Вторым моим примером было «Приветствие директора», разосланное родителям в начале учебного года. Оно состояло из двух совсем не похожих друг на друга абзацев:
«Фостер» — школа с крепкими традициями. Ученики, нуждающиеся в помощи по отдельным предметам или образовательным дисциплинам, пользуются здесь повышенным вниманием. В этом году мы попытаемся создать экстрапозитивные условия обучения. Дети и персонал должны работать в атмосфере, способствующей усвоению знаний. Для этого требуются самые разнообразные учебные материалы. Необходимо пристальное внимание к индивидуальным задаткам и особенностям учащихся. Плодотворное сотрудничество между школой и домом имеет первостепенное значение для учебного процесса.
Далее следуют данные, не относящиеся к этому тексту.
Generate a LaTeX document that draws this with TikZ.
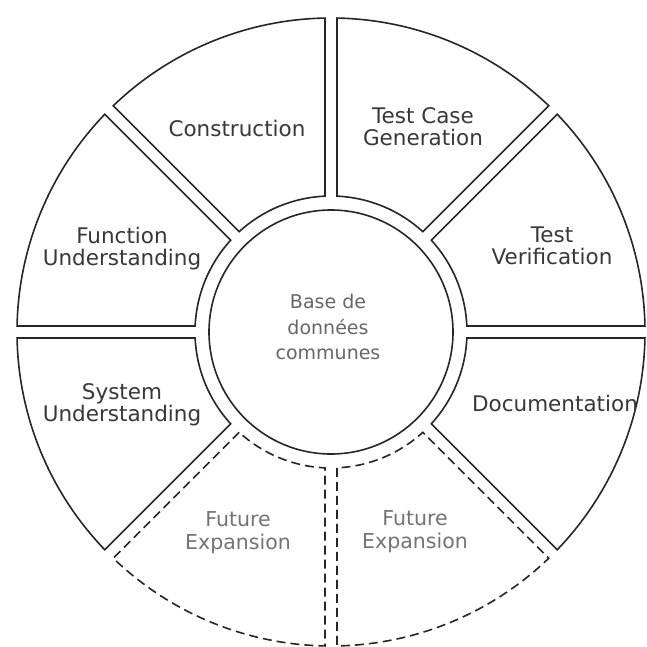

Все мы должны уметь ставить перед детьми конкретные образовательные цели.
Следите за тем, какие цели мы ставим перед детьми в этом году, не стесняйтесь задавать нам вопросы и высказывать свои пожелания. За первые недели учебного года я уже познакомился со многими из вас. Пожалуйста, заходите ко мне почаще, чтобы представиться или поговорить о «Фостере». Надеюсь, что предстоящий год принесет нам много хорошего.